▶ Given instruction
Begin with the first line below and retype each line exactly through the line containing "import pandas as pd". Any pictures are to be left out.
______________________________
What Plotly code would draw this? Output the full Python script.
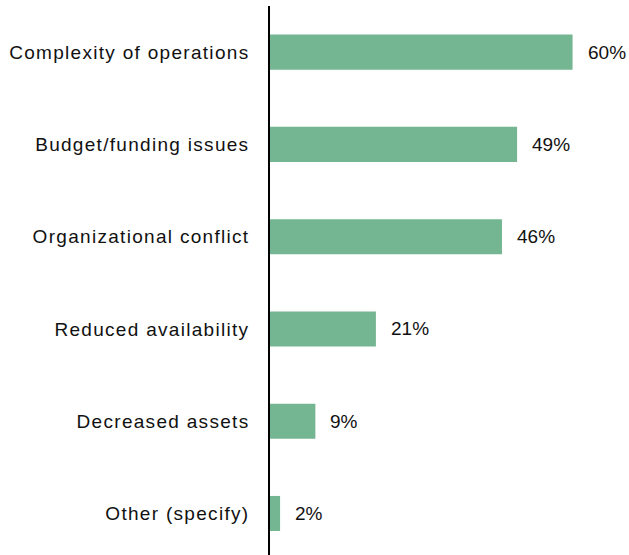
import plotly.graph_objects as go

categories = [
    "Other (specify)",
    "Decreased assets",
    "Reduced availability",
    "Organizational conflict",
    "Budget/funding issues",
    "Complexity of operations",
]
values = [2, 9, 21, 46, 49, 60]
value_labels = [f"{v}%" for v in values]

bar_color = "#75b692"
text_color = "#111111"
font_family = "Liberation Sans, Arial, sans-serif"

# category labels are set slightly letter-spaced
tick_text = [f'<span style="letter-spacing:1.3px">{c}</span>' for c in categories]

fig = go.Figure(
    go.Bar(
        x=values,
        y=categories,
        orientation="h",
        marker=dict(color=bar_color, line=dict(width=0)),
        hoverinfo="skip",
    )
)

# value labels just to the right of each bar
for v, c, t in zip(values, categories, value_labels):
    fig.add_annotation(
        x=v, y=c, text=t, showarrow=False,
        xanchor="left", yanchor="middle", xshift=13,
        font=dict(family=font_family, size=19, color=text_color),
    )

fig.update_layout(
    width=629,
    height=555,
    margin=dict(l=270, r=5, t=6, b=0),
    paper_bgcolor="white",
    plot_bgcolor="white",
    showlegend=False,
    bargap=0.62,
    font=dict(family=font_family, size=19, color=text_color),
    xaxis=dict(
        range=[0, 70.2],
        visible=False,
        showgrid=False,
        zeroline=False,
    ),
    yaxis=dict(
        range=[-0.45, 5.5],
        tickmode="array",
        tickvals=categories,
        ticktext=tick_text,
        showline=True,
        linecolor="black",
        linewidth=1.5,
        showgrid=False,
        zeroline=False,
        ticks="",
        ticklabelstandoff=15,
        tickfont=dict(family=font_family, size=19, color=text_color),
    ),
)

fig.write_html("out.html")
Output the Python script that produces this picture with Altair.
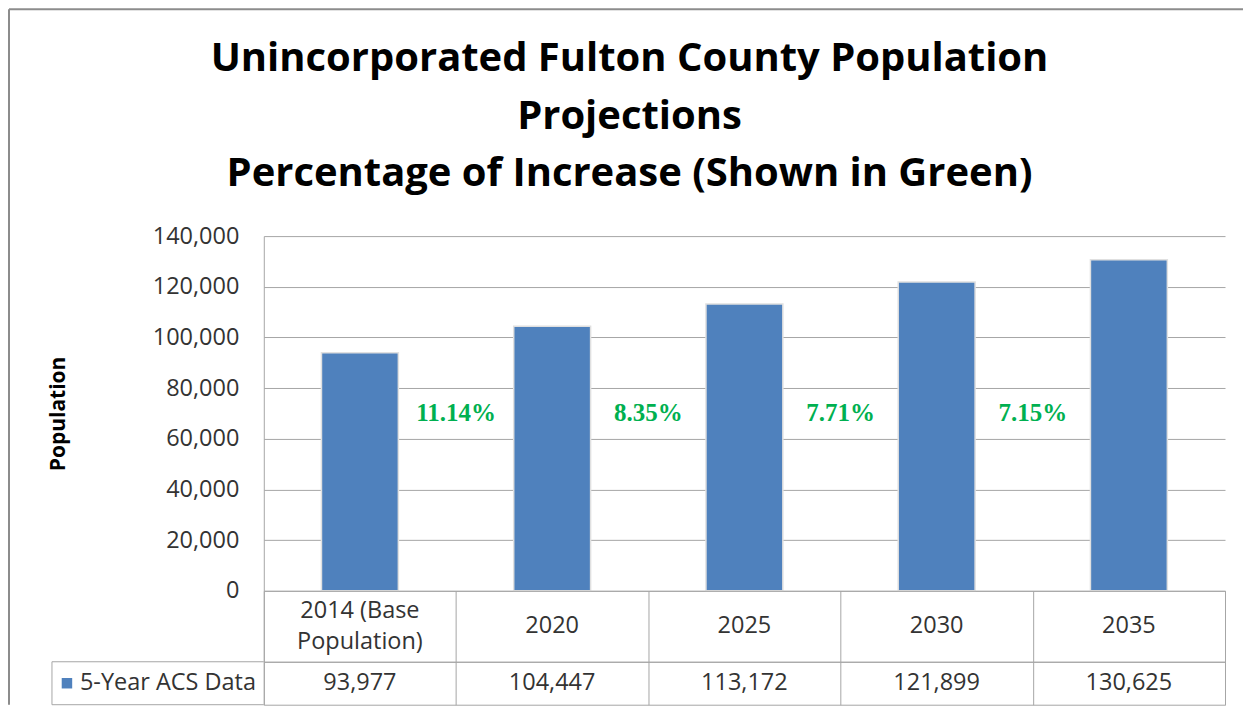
import altair as alt
import pandas as pd

# ---- data ----
categories = ["2014 (Base\nPopulation)", "2020", "2025", "2030", "2035"]
population = [93977, 104447, 113172, 121899, 130625]
increase_categories = ["2014 (Base\nPopulation)", "2020", "2025", "2030"]
increase_labels = ["11.14%", "8.35%", "7.71%", "7.15%"]
series_name = ["5-Year ACS Data"]
title_lines = [
    "Unincorporated Fulton County Population",
    "Projections",
    "Percentage of Increase (Shown in Green)",
]
y_axis_title = "Population"

df = pd.DataFrame({"category": categories, "population": population})
pct_df = pd.DataFrame({"category": increase_categories, "label": increase_labels})
series_df = pd.DataFrame({"series": series_name})
title_df = pd.DataFrame({"title": ["\n".join(title_lines)]})
one_df = pd.DataFrame({"k": [0]})

# ---- style ----
FONT = "Open Sans"
BLUE = "#4F81BD"
GREEN = "#00B050"
GRID = "#A6A6A6"
TEXT = "#333333"
W, H_PLOT, H_HEAD, H_VAL = 962, 355, 71, 43
LINE_H = 31

x_scale = alt.Scale(domain=categories, paddingInner=0, paddingOuter=0)
grid_axis = alt.Axis(grid=True, tickBand="extent", labels=False, ticks=False,
                     domain=False, title=None, gridColor=GRID, gridWidth=1)

# ---- top: bars ----
bars = alt.Chart(df).mark_bar(
    width=alt.RelativeBandSize(0.4), color=BLUE, stroke="#E0E0E0", strokeWidth=1.5
).encode(
    x=alt.X("category:N", scale=x_scale, axis=None),
    y=alt.Y(
        "population:Q",
        scale=alt.Scale(domain=[0, 140000], nice=False),
        axis=alt.Axis(
            tickCount=7, format=",.0f", labelFont=FONT, labelFontSize=23.5,
            labelColor=TEXT, labelPadding=25, ticks=False,
            domainColor=GRID, gridColor=GRID, gridWidth=1,
            title=y_axis_title, titleFont=FONT, titleFontSize=21,
            titleFontWeight="bold", titleColor="black",
            titleX=-199, titleY=H_PLOT / 2, titleBaseline="alphabetic",
        ),
    ),
)

pct = alt.Chart(pct_df).mark_text(
    font="Liberation Serif", fontWeight="bold", fontSize=25, color=GREEN,
    baseline="middle", align="center",
).encode(
    x=alt.X("category:N", scale=x_scale, bandPosition=1, axis=None),
    text="label:N",
)

title = alt.Chart(title_df).mark_text(
    font=FONT, fontWeight="bold", fontSize=40, lineBreak="\n", lineHeight=57.5,
    align="center", baseline="alphabetic", color="black",
).encode(x=alt.value(366), y=alt.value(-165), text="title:N")

border_left = alt.Chart(one_df).mark_rule(color="#8C8C8C", strokeWidth=2).encode(
    x=alt.value(-255), y=alt.value(-227), y2=alt.value(H_PLOT + H_HEAD + H_VAL)
)
border_top = alt.Chart(one_df).mark_rule(color="#8C8C8C", strokeWidth=2).encode(
    x=alt.value(-255), x2=alt.value(980), y=alt.value(-227)
)

top = alt.layer(bars, pct, title, border_left, border_top).properties(
    width=W, height=H_PLOT, view=alt.ViewBackground(stroke=None)
)

# ---- table header row ----
header_base = alt.Chart(df).encode(
    x=alt.X("category:N", scale=x_scale, axis=grid_axis),
    text="category:N",
)
header_single = header_base.mark_text(
    font=FONT, fontSize=23.5, color=TEXT, baseline="middle", align="center",
).transform_filter("indexof(datum.category, '\\n') < 0")
header_multi = header_base.mark_text(
    font=FONT, fontSize=23.5, lineBreak="\n", lineHeight=LINE_H, color=TEXT,
    baseline="middle", align="center", dy=-LINE_H / 2,
).transform_filter("indexof(datum.category, '\\n') >= 0")
header = alt.layer(header_single, header_multi).properties(
    width=W, height=H_HEAD, view=alt.ViewBackground(stroke=GRID)
)

# ---- table values row ----
vals = alt.Chart(df).mark_text(
    font=FONT, fontSize=23.5, color=TEXT, baseline="middle", align="center"
).encode(
    x=alt.X("category:N", scale=x_scale, axis=grid_axis),
    text=alt.Text("population:Q", format=","),
)
legend_sq = alt.Chart(series_df).mark_point(
    shape="square", filled=True, size=110, color=BLUE, opacity=1
).encode(x=alt.value(-197))
legend_txt = alt.Chart(series_df).mark_text(
    font=FONT, fontSize=23.5, color=TEXT, align="left", baseline="middle"
).encode(x=alt.value(-184), text="series:N")
box_left = alt.Chart(one_df).mark_rule(color=GRID, strokeWidth=1).encode(
    x=alt.value(-212), y=alt.value(0), y2=alt.value(H_VAL)
)
box_top = alt.Chart(one_df).mark_rule(color=GRID, strokeWidth=1).encode(
    x=alt.value(-212), x2=alt.value(0), y=alt.value(0)
)
box_bottom = alt.Chart(one_df).mark_rule(color=GRID, strokeWidth=1).encode(
    x=alt.value(-212), x2=alt.value(0), y=alt.value(H_VAL)
)
values = alt.layer(vals, legend_sq, legend_txt, box_left, box_top, box_bottom).properties(
    width=W, height=H_VAL, view=alt.ViewBackground(stroke=GRID)
)

chart = alt.vconcat(top, header, values, spacing=0, bounds="flush").properties(
    padding=0
).configure(font=FONT)

chart.save("out.html", embed_options={"renderer": "svg", "actions": False})
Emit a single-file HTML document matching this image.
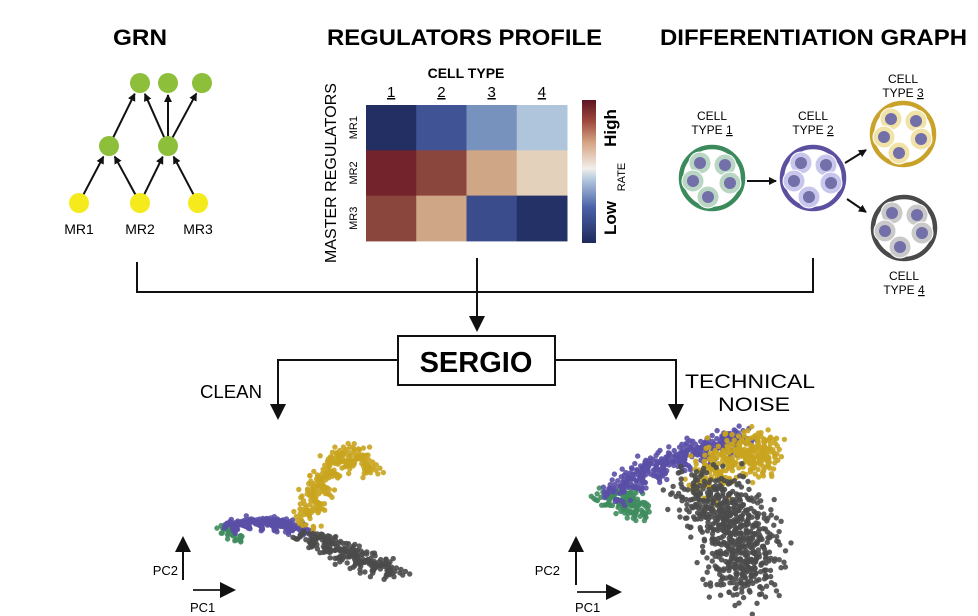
<!DOCTYPE html>
<html><head><meta charset="utf-8"><style>
html,body{margin:0;padding:0;background:#fff;overflow:hidden;}
svg{display:block;font-family:"Liberation Sans",Arial,sans-serif;}
</style></head><body>
<svg id="fig" width="978" height="616" viewBox="0 0 978 616">
<defs>
<marker id="ah" markerWidth="8" markerHeight="8" refX="7" refY="4" orient="auto" markerUnits="userSpaceOnUse"><path d="M0,0 L8,4 L0,8 Z" fill="#111"/></marker>
<marker id="ahb" markerWidth="16" markerHeight="16" refX="14" refY="8" orient="auto" markerUnits="userSpaceOnUse"><path d="M0,0 L16,8 L0,16 Z" fill="#111"/></marker>
<linearGradient id="cbar" x1="0" y1="1" x2="0" y2="0">
<stop offset="0" stop-color="#1f2a5c"/><stop offset="0.25" stop-color="#4a62a8"/><stop offset="0.45" stop-color="#b7cbe0"/><stop offset="0.52" stop-color="#f2eeea"/><stop offset="0.7" stop-color="#d6a585"/><stop offset="0.85" stop-color="#a04a3e"/><stop offset="1" stop-color="#5e1522"/>
</linearGradient>
<clipPath id="frame"><rect x="0" y="0" width="978" height="616"/></clipPath>
</defs>
<text x="113" y="45" textLength="54" lengthAdjust="spacingAndGlyphs" font-size="22" font-weight="bold">GRN</text>
<text x="327" y="45" textLength="275" lengthAdjust="spacingAndGlyphs" font-size="22" font-weight="bold">REGULATORS PROFILE</text>
<text x="660" y="45" textLength="307" lengthAdjust="spacingAndGlyphs" font-size="22" font-weight="bold">DIFFERENTIATION GRAPH</text>
<g id="grn"></g>
<g id="heat"></g>
<g id="diff"></g>
<g stroke="#111" stroke-width="2" fill="none">
<polyline points="137,262 137,292 813,292 813,258"/>
<line x1="477" y1="258" x2="477" y2="330" marker-end="url(#ahb)"/>
<polyline points="398,360 278,360 278,418" marker-end="url(#ahb)"/>
<polyline points="555,360 676,360 676,418" marker-end="url(#ahb)"/>
</g>
<rect x="398" y="336" width="157" height="49" fill="#fff" stroke="#111" stroke-width="2"/>
<text x="476" y="372" text-anchor="middle" font-size="29" font-weight="bold">SERGIO</text>
<text x="200" y="398" textLength="62" lengthAdjust="spacingAndGlyphs" font-size="18">CLEAN</text>
<text x="685" y="388" textLength="130" lengthAdjust="spacingAndGlyphs" font-size="19">TECHNICAL</text>
<text x="718" y="411" textLength="72" lengthAdjust="spacingAndGlyphs" font-size="19">NOISE</text>
<g clip-path="url(#frame)">
<g id="sc1"></g>
<g id="sc2"></g>
</g>
<g>
<line x1="183" y1="580" x2="183" y2="538" stroke="#111" stroke-width="2" marker-end="url(#ahb)"/>
<line x1="193" y1="590" x2="234" y2="590" stroke="#333" stroke-width="2" marker-end="url(#ahb)"/>
<text x="178" y="575" text-anchor="end" font-size="13">PC2</text>
<text x="190" y="612" font-size="13">PC1</text>
</g>
<g>
<line x1="576" y1="585" x2="576" y2="538" stroke="#111" stroke-width="2" marker-end="url(#ahb)"/>
<line x1="577" y1="592" x2="620" y2="592" stroke="#333" stroke-width="2" marker-end="url(#ahb)"/>
<text x="560" y="575" text-anchor="end" font-size="13">PC2</text>
<text x="575" y="612" font-size="13">PC1</text>
</g>
</svg>
<script>
var NS="http://www.w3.org/2000/svg";
function mk(p,t,a){var e=document.createElementNS(NS,t);for(var k in a)e.setAttribute(k,a[k]);p.appendChild(e);return e;}

// GRN
var grnNodes=[[140,83,'g'],[168,83,'g'],[202,83,'g'],[109,146,'g'],[168,146,'g'],[79,203,'y'],[140,203,'y'],[198,203,'y']];
var grnEdges=[[3,0],[4,0],[4,1],[4,2],[5,3],[6,3],[6,4],[7,4]];
var mrLabels=['MR1','MR2','MR3'];
var g=document.getElementById('grn');
grnEdges.forEach(function(e){var a=grnNodes[e[0]],b=grnNodes[e[1]];var dx=b[0]-a[0],dy=b[1]-a[1],L=Math.hypot(dx,dy);
var l=mk(g,'line',{x1:a[0]+dx/L*9,y1:a[1]+dy/L*9,x2:b[0]-dx/L*12,y2:b[1]-dy/L*12,stroke:'#111','stroke-width':2,'marker-end':'url(#ah)'});

});
grnNodes.forEach(function(n){var c=mk(g,'circle',{cx:n[0],cy:n[1],r:10,fill:n[2]=='g'?'#8dbf3a':'#f5ea1c'});

});
mrLabels.forEach(function(s,i){var t=mk(g,'text',{x:grnNodes[5+i][0],y:234,'text-anchor':'middle','font-size':14});t.textContent=s;

});

// Heatmap
var cellTypes=['1','2','3','4'];
var regulators=['MR1','MR2','MR3'];
var rateValues=[[0.02,0.18,0.35,0.45],[0.98,0.85,0.68,0.57],[0.85,0.68,0.15,0.03]];
function rateColor(v){var st=[[0,[31,42,92]],[0.22,[70,92,162]],[0.35,[120,146,190]],[0.45,[175,197,220]],[0.55,[232,216,198]],[0.7,[204,160,124]],[0.85,[138,70,60]],[1,[110,30,40]]];
for(var i=1;i<st.length;i++){if(v<=st[i][0]){var a=st[i-1],b=st[i],t=(v-a[0])/(b[0]-a[0]);return 'rgb('+a[1].map(function(c,j){return Math.round(c+(b[1][j]-c)*t)}).join(',')+')';}}return 'rgb(110,30,40)';}
var h=document.getElementById('heat');
var hx0=366,hy0=105,cw=50.25,ch=45.3;
rateValues.forEach(function(row,r){row.forEach(function(v,c){var re=mk(h,'rect',{x:hx0+c*cw,y:hy0+r*ch,width:cw+0.5,height:ch+0.5,fill:rateColor(v)});

});
var t=mk(h,'text',{transform:'translate(357,'+(hy0+r*ch+ch/2)+') rotate(-90)','text-anchor':'middle','font-size':11});t.textContent=regulators[r];

});
cellTypes.forEach(function(s,c){var t=mk(h,'text',{x:hx0+c*cw+cw/2,y:97,'text-anchor':'middle','font-size':15,'text-decoration':'underline'});t.textContent=s;

});
var t=mk(h,'text',{x:466,y:78,'text-anchor':'middle','font-size':14,'font-weight':'bold'});t.textContent='CELL TYPE';


t=mk(h,'text',{transform:'translate(336,173) rotate(-90)','text-anchor':'middle','font-size':16});t.textContent='MASTER REGULATORS';


var cb=mk(h,'rect',{x:582,y:100,width:14,height:143,fill:'url(#cbar)'});


[['High','translate(616,128) rotate(-90)',17,'bold'],['RATE','translate(625,177) rotate(-90)',11,'normal'],['Low','translate(616,218) rotate(-90)',17,'bold']].forEach(function(a){var t=mk(h,'text',{transform:a[1],'text-anchor':'middle','font-size':a[2],'font-weight':a[3]});t.textContent=a[0];

});

// Differentiation graph
var d=document.getElementById('diff');
var popNames=['1','2','3','4'];
var popCenters=[[712,178],[813,178],[903,134],[904,228]];
var popRing=['#3a8a5c','#5b4fa0','#c9a22a','#4a4a4a'];
var popCell=['#b9d6c4','#c8c6ec','#f1e3a8','#c9c9c9'];
var labelPos=[[712,120],[813,120],[903,83],[904,280]];
var cellOffs=[[-12,-15],[13,-13],[-19,3],[18,5],[-4,19]];
popCenters.forEach(function(p,i){var gg=mk(d,'g',{});


mk(gg,'circle',{cx:p[0],cy:p[1],r:31,fill:'#fff',stroke:popRing[i],'stroke-width':4.5});
cellOffs.forEach(function(o){mk(gg,'circle',{cx:p[0]+o[0],cy:p[1]+o[1],r:11,fill:popCell[i],stroke:'#fff','stroke-width':1});mk(gg,'circle',{cx:p[0]+o[0],cy:p[1]+o[1],r:6,fill:'#736fa8'});});
var lp=labelPos[i];
var t1=mk(gg,'text',{x:lp[0],y:lp[1],'text-anchor':'middle','font-size':12});t1.textContent='CELL';
var t2=mk(gg,'text',{x:lp[0],y:lp[1]+14,'text-anchor':'middle','font-size':12});
t2.appendChild(document.createTextNode('TYPE '));var u=mk(t2,'tspan',{'text-decoration':'underline'});u.textContent=popNames[i];});
[[747,181,776,181],[845,163,866,150],[847,199,866,212]].forEach(function(a){var l=mk(d,'line',{x1:a[0],y1:a[1],x2:a[2],y2:a[3],stroke:'#111','stroke-width':2,'marker-end':'url(#ah)'});

});

// Scatter data: anchor paths of each cell-type cloud in PC space, with spread and counts
var clusterColors=['#3f8c5e','#5a4fa6','#c9a41e','#4b4b4b'];
var cleanPaths=[[[222,528],[232,533],[242,540]],[[228,526],[260,523],[290,526],[308,532]],[[306,520],[316,495],[328,472],[345,455],[362,460],[372,470]],[[306,536],[330,545],[360,560],[395,572]]];
var cleanSpreadX=[3,4,7,9];
var cleanSpreadY=[3,3.5,7,5];
var cleanCounts=[40,200,260,230];
var noisyPaths=[[[605,497],[622,500],[640,505],[632,515]],[[612,494],[650,470],[690,455],[745,438]],[[705,488],[720,460],[745,448],[768,448],[752,470]],[[700,488],[725,510],[742,535],[745,560],[742,585]]];
var noisySpreadX=[8,8,11,20];
var noisySpreadY=[6,7,10,15];
var noisyCounts=[130,380,300,650];
function drawScatter(id,paths,sxs,sys,counts,r){
var grp=document.getElementById(id);
paths.forEach(function(path,ci){var n=counts[ci];var segs=[],tot=0;
for(var i=1;i<path.length;i++){var L=Math.hypot(path[i][0]-path[i-1][0],path[i][1]-path[i-1][1]);segs.push(L);tot+=L;}
for(var k=0;k<n;k++){var u=((k*0.6180339887)%1)*tot,acc=0,s=0;while(s<segs.length-1&&acc+segs[s]<u){acc+=segs[s];s++;}
var t=segs[s]?(u-acc)/segs[s]:0;var a=path[s],b=path[s+1]||a;
var q1=(k*0.7548776662+0.3)%1,q2=(k*0.5698402910+0.7)%1;var rad=Math.sqrt(-2*Math.log(1-q1*0.97));var ang=q2*2*Math.PI;
var px=a[0]+(b[0]-a[0])*t+rad*sxs[ci]*Math.cos(ang),py=a[1]+(b[1]-a[1])*t+rad*sys[ci]*Math.sin(ang);
var c=mk(grp,'circle',{cx:px.toFixed(1),cy:py.toFixed(1),r:r,fill:clusterColors[ci],'fill-opacity':0.9});

}});}
drawScatter('sc1',cleanPaths,cleanSpreadX,cleanSpreadY,cleanCounts,2.7);
drawScatter('sc2',noisyPaths,noisySpreadX,noisySpreadY,noisyCounts,2.7);
</script>
</body></html>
______________________________
▶ Full answer
What Plotly code would draw this? Output the full Python script.
import plotly.graph_objects as go

categories = [
    "Other (specify)",
    "Decreased assets",
    "Reduced availability",
    "Organizational conflict",
    "Budget/funding issues",
    "Complexity of operations",
]
values = [2, 9, 21, 46, 49, 60]
value_labels = [f"{v}%" for v in values]

bar_color = "#75b692"
text_color = "#111111"
font_family = "Liberation Sans, Arial, sans-serif"

# category labels are set slightly letter-spaced
tick_text = [f'<span style="letter-spacing:1.3px">{c}</span>' for c in categories]

fig = go.Figure(
    go.Bar(
        x=values,
        y=categories,
        orientation="h",
        marker=dict(color=bar_color, line=dict(width=0)),
        hoverinfo="skip",
    )
)

# value labels just to the right of each bar
for v, c, t in zip(values, categories, value_labels):
    fig.add_annotation(
        x=v, y=c, text=t, showarrow=False,
        xanchor="left", yanchor="middle", xshift=13,
        font=dict(family=font_family, size=19, color=text_color),
    )

fig.update_layout(
    width=629,
    height=555,
    margin=dict(l=270, r=5, t=6, b=0),
    paper_bgcolor="white",
    plot_bgcolor="white",
    showlegend=False,
    bargap=0.62,
    font=dict(family=font_family, size=19, color=text_color),
    xaxis=dict(
        range=[0, 70.2],
        visible=False,
        showgrid=False,
        zeroline=False,
    ),
    yaxis=dict(
        range=[-0.45, 5.5],
        tickmode="array",
        tickvals=categories,
        ticktext=tick_text,
        showline=True,
        linecolor="black",
        linewidth=1.5,
        showgrid=False,
        zeroline=False,
        ticks="",
        ticklabelstandoff=15,
        tickfont=dict(family=font_family, size=19, color=text_color),
    ),
)

fig.write_html("out.html")
Output the Python script that produces this picture with Altair.
import altair as alt
import pandas as pd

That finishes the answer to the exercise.